Stored data —

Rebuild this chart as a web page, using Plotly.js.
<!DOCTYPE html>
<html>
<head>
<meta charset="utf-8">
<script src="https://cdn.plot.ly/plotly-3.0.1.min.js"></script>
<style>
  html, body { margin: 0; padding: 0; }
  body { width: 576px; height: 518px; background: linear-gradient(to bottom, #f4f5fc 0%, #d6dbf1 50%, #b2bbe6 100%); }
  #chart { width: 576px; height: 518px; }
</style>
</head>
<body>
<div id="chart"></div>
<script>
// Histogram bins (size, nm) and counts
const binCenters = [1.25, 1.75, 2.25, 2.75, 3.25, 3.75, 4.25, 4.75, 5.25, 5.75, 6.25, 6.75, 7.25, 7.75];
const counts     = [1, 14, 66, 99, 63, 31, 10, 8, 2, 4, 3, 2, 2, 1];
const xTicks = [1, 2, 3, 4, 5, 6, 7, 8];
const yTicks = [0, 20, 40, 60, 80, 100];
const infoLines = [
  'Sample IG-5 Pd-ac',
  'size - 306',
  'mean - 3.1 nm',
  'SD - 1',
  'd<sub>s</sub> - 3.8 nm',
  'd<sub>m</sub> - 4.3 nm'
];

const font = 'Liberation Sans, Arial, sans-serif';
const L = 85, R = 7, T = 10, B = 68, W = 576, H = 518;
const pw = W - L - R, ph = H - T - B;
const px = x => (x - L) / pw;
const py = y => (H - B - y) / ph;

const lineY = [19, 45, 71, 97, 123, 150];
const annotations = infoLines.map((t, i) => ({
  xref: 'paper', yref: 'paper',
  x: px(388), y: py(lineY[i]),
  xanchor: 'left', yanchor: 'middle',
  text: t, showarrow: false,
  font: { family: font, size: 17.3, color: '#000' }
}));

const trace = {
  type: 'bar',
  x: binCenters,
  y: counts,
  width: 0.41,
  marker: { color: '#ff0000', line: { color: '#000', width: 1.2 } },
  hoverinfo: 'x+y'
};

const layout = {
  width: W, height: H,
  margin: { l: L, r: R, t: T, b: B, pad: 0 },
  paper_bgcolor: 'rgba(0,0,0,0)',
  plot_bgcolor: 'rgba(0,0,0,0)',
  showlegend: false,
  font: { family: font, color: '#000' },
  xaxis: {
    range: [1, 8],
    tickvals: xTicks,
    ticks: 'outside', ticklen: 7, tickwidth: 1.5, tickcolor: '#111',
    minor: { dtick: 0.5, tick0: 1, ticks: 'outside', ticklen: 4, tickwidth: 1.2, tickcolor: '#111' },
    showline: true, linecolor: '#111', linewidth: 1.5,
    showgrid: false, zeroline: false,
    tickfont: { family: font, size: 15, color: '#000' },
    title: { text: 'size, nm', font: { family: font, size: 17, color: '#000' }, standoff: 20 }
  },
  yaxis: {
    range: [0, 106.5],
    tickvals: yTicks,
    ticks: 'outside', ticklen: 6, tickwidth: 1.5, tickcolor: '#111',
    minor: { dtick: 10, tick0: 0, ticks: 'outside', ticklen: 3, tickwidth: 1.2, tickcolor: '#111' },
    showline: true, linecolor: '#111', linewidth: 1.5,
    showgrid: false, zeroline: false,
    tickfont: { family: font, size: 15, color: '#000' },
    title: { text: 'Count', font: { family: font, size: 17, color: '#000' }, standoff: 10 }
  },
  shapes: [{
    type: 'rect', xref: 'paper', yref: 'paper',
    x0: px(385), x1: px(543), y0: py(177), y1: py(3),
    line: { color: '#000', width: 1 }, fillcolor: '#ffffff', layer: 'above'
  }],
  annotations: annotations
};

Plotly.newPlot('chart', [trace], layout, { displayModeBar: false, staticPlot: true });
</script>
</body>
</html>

* * *

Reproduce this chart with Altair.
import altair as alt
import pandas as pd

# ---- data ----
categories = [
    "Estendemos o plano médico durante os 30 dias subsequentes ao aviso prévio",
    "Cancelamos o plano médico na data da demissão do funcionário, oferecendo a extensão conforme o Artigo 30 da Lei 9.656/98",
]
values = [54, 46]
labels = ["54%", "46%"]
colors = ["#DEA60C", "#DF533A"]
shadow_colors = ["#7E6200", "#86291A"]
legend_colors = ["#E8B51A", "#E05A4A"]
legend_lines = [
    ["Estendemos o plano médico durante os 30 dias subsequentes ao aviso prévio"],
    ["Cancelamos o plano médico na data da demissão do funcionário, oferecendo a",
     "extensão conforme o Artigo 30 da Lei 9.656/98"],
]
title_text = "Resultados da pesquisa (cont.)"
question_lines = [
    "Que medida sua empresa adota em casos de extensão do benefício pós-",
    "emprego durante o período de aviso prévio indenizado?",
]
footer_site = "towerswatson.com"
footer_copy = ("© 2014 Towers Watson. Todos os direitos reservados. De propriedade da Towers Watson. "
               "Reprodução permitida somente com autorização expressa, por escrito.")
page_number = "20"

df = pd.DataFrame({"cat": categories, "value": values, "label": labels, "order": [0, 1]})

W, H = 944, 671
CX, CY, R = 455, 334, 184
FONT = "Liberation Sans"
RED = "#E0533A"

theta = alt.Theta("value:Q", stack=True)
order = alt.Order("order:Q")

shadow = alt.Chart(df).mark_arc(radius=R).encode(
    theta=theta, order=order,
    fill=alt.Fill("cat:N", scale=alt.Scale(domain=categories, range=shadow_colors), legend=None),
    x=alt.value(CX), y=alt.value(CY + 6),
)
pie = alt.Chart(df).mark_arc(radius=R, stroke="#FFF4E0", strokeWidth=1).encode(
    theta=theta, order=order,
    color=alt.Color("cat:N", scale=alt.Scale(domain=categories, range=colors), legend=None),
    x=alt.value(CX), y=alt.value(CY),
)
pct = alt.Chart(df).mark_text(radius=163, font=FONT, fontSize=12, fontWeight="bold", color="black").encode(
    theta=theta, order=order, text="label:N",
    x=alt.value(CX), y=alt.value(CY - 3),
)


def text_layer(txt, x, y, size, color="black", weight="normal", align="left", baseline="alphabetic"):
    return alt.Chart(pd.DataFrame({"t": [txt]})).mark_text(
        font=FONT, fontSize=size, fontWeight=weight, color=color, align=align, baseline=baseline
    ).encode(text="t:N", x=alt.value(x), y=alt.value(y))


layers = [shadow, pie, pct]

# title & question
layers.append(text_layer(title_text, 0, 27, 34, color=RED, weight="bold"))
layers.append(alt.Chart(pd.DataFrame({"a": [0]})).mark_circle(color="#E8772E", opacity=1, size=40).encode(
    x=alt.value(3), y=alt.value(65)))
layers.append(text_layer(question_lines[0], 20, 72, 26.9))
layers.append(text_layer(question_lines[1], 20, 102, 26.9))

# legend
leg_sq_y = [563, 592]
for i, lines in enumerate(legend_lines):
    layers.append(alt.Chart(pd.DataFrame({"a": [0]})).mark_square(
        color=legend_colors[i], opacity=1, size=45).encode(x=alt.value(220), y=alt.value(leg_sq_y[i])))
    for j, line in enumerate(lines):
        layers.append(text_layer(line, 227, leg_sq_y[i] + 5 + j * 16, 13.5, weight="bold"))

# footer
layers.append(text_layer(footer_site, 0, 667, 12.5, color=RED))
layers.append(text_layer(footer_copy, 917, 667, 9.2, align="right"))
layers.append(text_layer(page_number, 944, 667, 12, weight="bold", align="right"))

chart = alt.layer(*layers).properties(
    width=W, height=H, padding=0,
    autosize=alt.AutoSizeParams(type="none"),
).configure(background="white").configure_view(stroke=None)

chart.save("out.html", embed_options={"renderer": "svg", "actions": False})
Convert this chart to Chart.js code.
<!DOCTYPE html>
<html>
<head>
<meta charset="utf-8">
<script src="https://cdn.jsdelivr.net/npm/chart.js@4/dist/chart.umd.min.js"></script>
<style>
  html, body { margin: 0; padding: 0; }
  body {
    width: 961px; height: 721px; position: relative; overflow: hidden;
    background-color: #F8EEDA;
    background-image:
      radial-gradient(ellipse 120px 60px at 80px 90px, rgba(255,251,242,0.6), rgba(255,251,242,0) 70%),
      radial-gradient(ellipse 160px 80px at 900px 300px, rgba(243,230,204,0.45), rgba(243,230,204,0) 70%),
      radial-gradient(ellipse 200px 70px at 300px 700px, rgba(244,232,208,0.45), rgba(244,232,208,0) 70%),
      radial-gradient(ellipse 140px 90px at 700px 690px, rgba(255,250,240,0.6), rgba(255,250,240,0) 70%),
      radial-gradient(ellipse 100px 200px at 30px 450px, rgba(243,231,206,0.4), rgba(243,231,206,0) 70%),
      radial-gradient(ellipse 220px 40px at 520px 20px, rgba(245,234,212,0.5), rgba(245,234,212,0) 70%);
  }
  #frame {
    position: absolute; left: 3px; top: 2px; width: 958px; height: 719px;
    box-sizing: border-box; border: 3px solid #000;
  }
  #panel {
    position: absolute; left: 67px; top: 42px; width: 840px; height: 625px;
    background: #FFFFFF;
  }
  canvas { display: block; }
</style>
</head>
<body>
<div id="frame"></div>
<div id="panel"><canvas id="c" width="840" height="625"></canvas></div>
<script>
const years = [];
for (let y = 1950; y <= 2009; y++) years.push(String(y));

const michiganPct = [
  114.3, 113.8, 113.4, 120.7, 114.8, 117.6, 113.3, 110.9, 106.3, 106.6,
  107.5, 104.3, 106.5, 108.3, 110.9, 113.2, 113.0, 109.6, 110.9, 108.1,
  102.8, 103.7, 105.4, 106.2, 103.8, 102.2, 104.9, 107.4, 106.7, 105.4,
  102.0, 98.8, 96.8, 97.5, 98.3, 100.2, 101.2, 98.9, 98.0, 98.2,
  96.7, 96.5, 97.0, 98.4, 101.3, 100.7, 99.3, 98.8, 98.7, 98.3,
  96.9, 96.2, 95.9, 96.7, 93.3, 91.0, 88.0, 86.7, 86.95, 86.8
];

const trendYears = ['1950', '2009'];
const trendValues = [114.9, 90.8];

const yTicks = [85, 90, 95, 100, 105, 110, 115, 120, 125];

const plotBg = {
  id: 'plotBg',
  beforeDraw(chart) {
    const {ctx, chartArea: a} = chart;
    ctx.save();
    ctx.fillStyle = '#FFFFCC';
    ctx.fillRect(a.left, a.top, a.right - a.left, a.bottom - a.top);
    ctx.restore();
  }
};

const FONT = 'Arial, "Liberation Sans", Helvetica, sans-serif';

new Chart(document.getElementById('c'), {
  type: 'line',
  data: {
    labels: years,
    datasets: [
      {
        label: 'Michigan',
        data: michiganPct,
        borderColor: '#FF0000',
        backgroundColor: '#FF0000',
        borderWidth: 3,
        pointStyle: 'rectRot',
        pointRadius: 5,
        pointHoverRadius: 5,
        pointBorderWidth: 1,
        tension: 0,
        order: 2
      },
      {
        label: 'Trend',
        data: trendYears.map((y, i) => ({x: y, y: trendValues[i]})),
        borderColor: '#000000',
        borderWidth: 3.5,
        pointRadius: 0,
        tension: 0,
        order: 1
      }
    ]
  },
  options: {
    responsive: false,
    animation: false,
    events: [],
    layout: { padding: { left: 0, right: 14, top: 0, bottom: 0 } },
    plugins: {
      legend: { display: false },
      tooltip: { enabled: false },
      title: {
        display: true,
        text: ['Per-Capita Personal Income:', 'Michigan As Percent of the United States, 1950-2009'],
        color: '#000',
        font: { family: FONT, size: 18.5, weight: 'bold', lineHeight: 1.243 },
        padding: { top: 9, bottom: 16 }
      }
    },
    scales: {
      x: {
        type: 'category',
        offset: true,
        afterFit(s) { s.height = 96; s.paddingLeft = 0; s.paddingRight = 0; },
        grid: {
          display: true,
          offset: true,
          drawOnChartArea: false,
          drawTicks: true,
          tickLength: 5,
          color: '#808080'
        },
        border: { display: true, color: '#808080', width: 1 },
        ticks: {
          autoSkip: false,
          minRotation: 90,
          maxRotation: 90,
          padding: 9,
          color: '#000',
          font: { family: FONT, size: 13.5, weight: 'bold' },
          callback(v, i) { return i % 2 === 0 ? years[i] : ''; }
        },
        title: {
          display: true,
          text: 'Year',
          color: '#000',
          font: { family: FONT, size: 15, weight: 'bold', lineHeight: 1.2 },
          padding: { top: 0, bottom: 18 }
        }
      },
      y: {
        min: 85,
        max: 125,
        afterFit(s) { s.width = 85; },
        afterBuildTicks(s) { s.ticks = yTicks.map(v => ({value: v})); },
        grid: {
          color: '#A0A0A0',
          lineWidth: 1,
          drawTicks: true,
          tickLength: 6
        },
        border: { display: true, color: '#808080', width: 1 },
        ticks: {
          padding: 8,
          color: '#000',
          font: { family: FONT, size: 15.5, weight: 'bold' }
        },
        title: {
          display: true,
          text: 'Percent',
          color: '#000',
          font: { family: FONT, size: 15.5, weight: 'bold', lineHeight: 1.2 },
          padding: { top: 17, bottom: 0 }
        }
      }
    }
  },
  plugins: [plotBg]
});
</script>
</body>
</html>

Task statement — Your output shall consist solely of the lines from the line with "Convert this chart to Chart.js code." to the line with "115, 120, 125];", reproduced exactly, both ends included.

Answer for this exercise —
Convert this chart to Chart.js code.
<!DOCTYPE html>
<html>
<head>
<meta charset="utf-8">
<script src="https://cdn.jsdelivr.net/npm/chart.js@4/dist/chart.umd.min.js"></script>
<style>
  html, body { margin: 0; padding: 0; }
  body {
    width: 961px; height: 721px; position: relative; overflow: hidden;
    background-color: #F8EEDA;
    background-image:
      radial-gradient(ellipse 120px 60px at 80px 90px, rgba(255,251,242,0.6), rgba(255,251,242,0) 70%),
      radial-gradient(ellipse 160px 80px at 900px 300px, rgba(243,230,204,0.45), rgba(243,230,204,0) 70%),
      radial-gradient(ellipse 200px 70px at 300px 700px, rgba(244,232,208,0.45), rgba(244,232,208,0) 70%),
      radial-gradient(ellipse 140px 90px at 700px 690px, rgba(255,250,240,0.6), rgba(255,250,240,0) 70%),
      radial-gradient(ellipse 100px 200px at 30px 450px, rgba(243,231,206,0.4), rgba(243,231,206,0) 70%),
      radial-gradient(ellipse 220px 40px at 520px 20px, rgba(245,234,212,0.5), rgba(245,234,212,0) 70%);
  }
  #frame {
    position: absolute; left: 3px; top: 2px; width: 958px; height: 719px;
    box-sizing: border-box; border: 3px solid #000;
  }
  #panel {
    position: absolute; left: 67px; top: 42px; width: 840px; height: 625px;
    background: #FFFFFF;
  }
  canvas { display: block; }
</style>
</head>
<body>
<div id="frame"></div>
<div id="panel"><canvas id="c" width="840" height="625"></canvas></div>
<script>
const years = [];
for (let y = 1950; y <= 2009; y++) years.push(String(y));

const michiganPct = [
  114.3, 113.8, 113.4, 120.7, 114.8, 117.6, 113.3, 110.9, 106.3, 106.6,
  107.5, 104.3, 106.5, 108.3, 110.9, 113.2, 113.0, 109.6, 110.9, 108.1,
  102.8, 103.7, 105.4, 106.2, 103.8, 102.2, 104.9, 107.4, 106.7, 105.4,
  102.0, 98.8, 96.8, 97.5, 98.3, 100.2, 101.2, 98.9, 98.0, 98.2,
  96.7, 96.5, 97.0, 98.4, 101.3, 100.7, 99.3, 98.8, 98.7, 98.3,
  96.9, 96.2, 95.9, 96.7, 93.3, 91.0, 88.0, 86.7, 86.95, 86.8
];

const trendYears = ['1950', '2009'];
const trendValues = [114.9, 90.8];

const yTicks = [85, 90, 95, 100, 105, 110, 115, 120, 125];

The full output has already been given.